Biden’s fundraising effort in Chicago kicked off three days of presidential travel. Biden also will head out for a series of West Coast campaign events, including fundraising receptions in the San Francisco area on Friday and in Seattle later Friday and on Saturday.
Biden’s Chicago visit followed a trip to Racine County in the critical presidential swing state of Wisconsin, where he touted investment in high-tech manufacturing in a city once seen as stereotypical of a declining rust belt.
At the Gateway Technical College, Biden called Racine a “great comeback story” in hailing Microsoft’s $3.3 billion investment to construct a new artificial intelligence datacenter that company officials said will create 2,300 union construction jobs and eventually lead to 2,000 permanent jobs.
The location of the AI facility also provided Biden a chance to criticize Trump.
Some of the land for the data center is located at the same place where Trump six years ago had lauded the promise of Taiwanese electronics manufacturer Foxconn to invest $10 billion in an LCD screen production facility that would create 13,000 jobs — with $500 million in public money used as an enticement.
Instead, after homes and farms were bulldozed for the production facility, Foxconn abandoned plans for screen manufacturing at the site and few jobs were created.

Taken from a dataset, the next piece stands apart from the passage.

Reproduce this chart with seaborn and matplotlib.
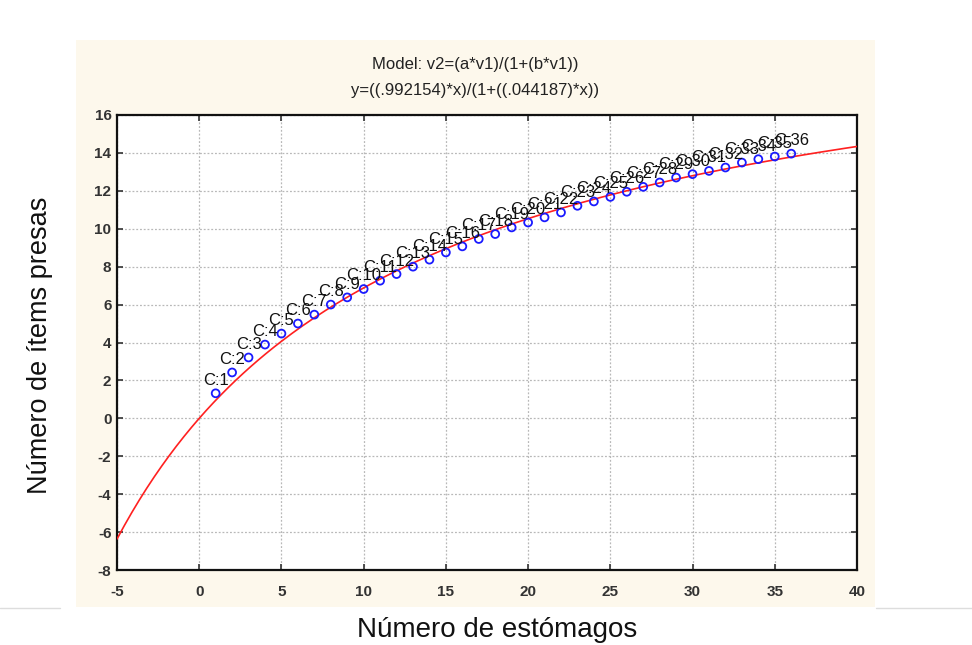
import numpy as np
import pandas as pd
import matplotlib
matplotlib.use("Agg")
import matplotlib.pyplot as plt
from matplotlib import font_manager
import seaborn as sns

# ---- data ----
estomagos = list(range(1, 37))
items = [1.32, 2.42, 3.21, 3.89, 4.47, 5.00, 5.47, 6.00, 6.38, 6.82,
         7.26, 7.61, 8.00, 8.37, 8.75, 9.07, 9.46, 9.72, 10.07, 10.33,
         10.60, 10.86, 11.21, 11.44, 11.68, 11.95, 12.21, 12.44, 12.70, 12.88,
         13.05, 13.23, 13.49, 13.67, 13.81, 13.96]
point_labels = [f"C:{i}" for i in estomagos]

# model parameters shown in the chart title
a_param = 0.992154
b_param = 0.044187
curve_x = list(np.linspace(-5, 40, 200))

xticks = [-5, 0, 5, 10, 15, 20, 25, 30, 35, 40]
yticks = [-8, -6, -4, -2, 0, 2, 4, 6, 8, 10, 12, 14, 16]

title1 = "Model: v2=(a*v1)/(1+(b*v1))"
title2 = "y=((.992154)*x)/(1+((.044187)*x))"
xlabel = "Número de estómagos"
ylabel = "Número de ítems presas"

# ---- plotting ----
sns.set_theme(style="white")
plt.rcParams['font.family'] = ['Liberation Sans', 'DejaVu Sans']

installed = {f.name for f in font_manager.fontManager.ttflist}
narrow = 'Liberation Sans Narrow' if 'Liberation Sans Narrow' in installed else 'Liberation Sans'

fig = plt.figure(figsize=(9.72, 6.45), dpi=100)
fig.patch.set_facecolor("white")

# cream panel behind the chart
panel = plt.Rectangle((76 / 972, 1 - 607 / 645), (875 - 76) / 972, (607 - 40) / 645,
                      transform=fig.transFigure, facecolor="#fdf8ec", edgecolor="none", zorder=-5)
fig.patches.append(panel)

# faint page-layout lines
fig.add_artist(plt.Line2D([0, 60 / 972], [1 - 608 / 645] * 2, transform=fig.transFigure,
                          color="#dddddd", lw=1, zorder=-5))
fig.add_artist(plt.Line2D([876 / 972, 1], [1 - 608 / 645] * 2, transform=fig.transFigure,
                          color="#dddddd", lw=1, zorder=-5))

ax = fig.add_axes([117 / 972, 1 - 570 / 645, (857 - 117) / 972, (570 - 115) / 645])
ax.set_zorder(1)
ax.set_facecolor("white")

curve_df = pd.DataFrame({"x": curve_x})
curve_df["y"] = a_param * curve_df["x"] / (1 + b_param * curve_df["x"])
sns.lineplot(data=curve_df, x="x", y="y", ax=ax, color="#ff2020", lw=1.2, zorder=3)

pts = pd.DataFrame({"x": estomagos, "y": items, "lab": point_labels})
sns.scatterplot(data=pts, x="x", y="y", ax=ax, marker="o", s=32,
                facecolor="none", edgecolor="#1a1aff", linewidth=1.3, zorder=4)

for xv, yv, lab in zip(pts["x"], pts["y"], pts["lab"]):
    ax.annotate(lab, (xv, yv), xytext=(0, 4), textcoords="offset points",
                ha="center", va="bottom", fontsize=12, color="#111111", zorder=5)

ax.set_xlim(-5, 40)
ax.set_ylim(-8, 16)
ax.set_xticks(xticks)
ax.set_yticks(yticks)
ax.set_xticklabels([str(t) for t in xticks])
ax.set_yticklabels([str(t) for t in yticks])
ax.tick_params(axis="both", which="both", direction="in", length=4, width=1.2,
               colors="#333333", labelsize=11, top=True, right=True,
               labeltop=False, labelright=False, bottom=True, left=True)
ax.tick_params(axis="x", pad=11)
ax.tick_params(axis="y", pad=4)
for lab in ax.get_xticklabels() + ax.get_yticklabels():
    lab.set_fontweight("bold")
    lab.set_family([narrow, 'Liberation Sans'])
ax.grid(True, color="#b8b8b8", linestyle=(0, (1.5, 1.5)), linewidth=0.9)
for sp in ax.spines.values():
    sp.set_color("#111111")
    sp.set_linewidth(1.6)
    sp.set_visible(True)

ax.set_xlabel("")
ax.set_ylabel("")

fig.text(475 / 972, 1 - 65 / 645, title1, ha="center", va="center", fontsize=12, color="#222222")
fig.text(475 / 972, 1 - 91 / 645, title2, ha="center", va="center", fontsize=12, color="#222222")
fig.text(497 / 972, 1 - 630 / 645, xlabel, ha="center", va="center", fontsize=20, color="#111111")
fig.text(40 / 972, 1 - 345 / 645, ylabel, ha="center", va="center", rotation=90,
         fontsize=19.5, color="#111111")

fig.savefig("out.png", dpi=100, facecolor="white")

“He came here with your senator, Ron Johnson, literally holding a golden shovel, promising to build the eighth wonder of the world. You kidding me?” Biden told the crowd. “Look what happened. They dug a hole with those golden shovels, and then they fell into it.”
In contrast, Biden said, “On my watch, we make promises and we keep promises. We leave no one behind.”
Biden’s comments came as new polling showed the president was continuing to have difficulties selling his domestic policy and economic initiatives as achievements to voters.
Though he pushed his theme of “Bidenomics,” voters still remain sensitive to inflationary costs.
“We’re doing what has always worked in this country,” he said, explaining the rationale of “Bidenomics.” “Giving people a fair shot, leaving nobody behind, growing the economy from the middle out and the bottom up, not the top down.”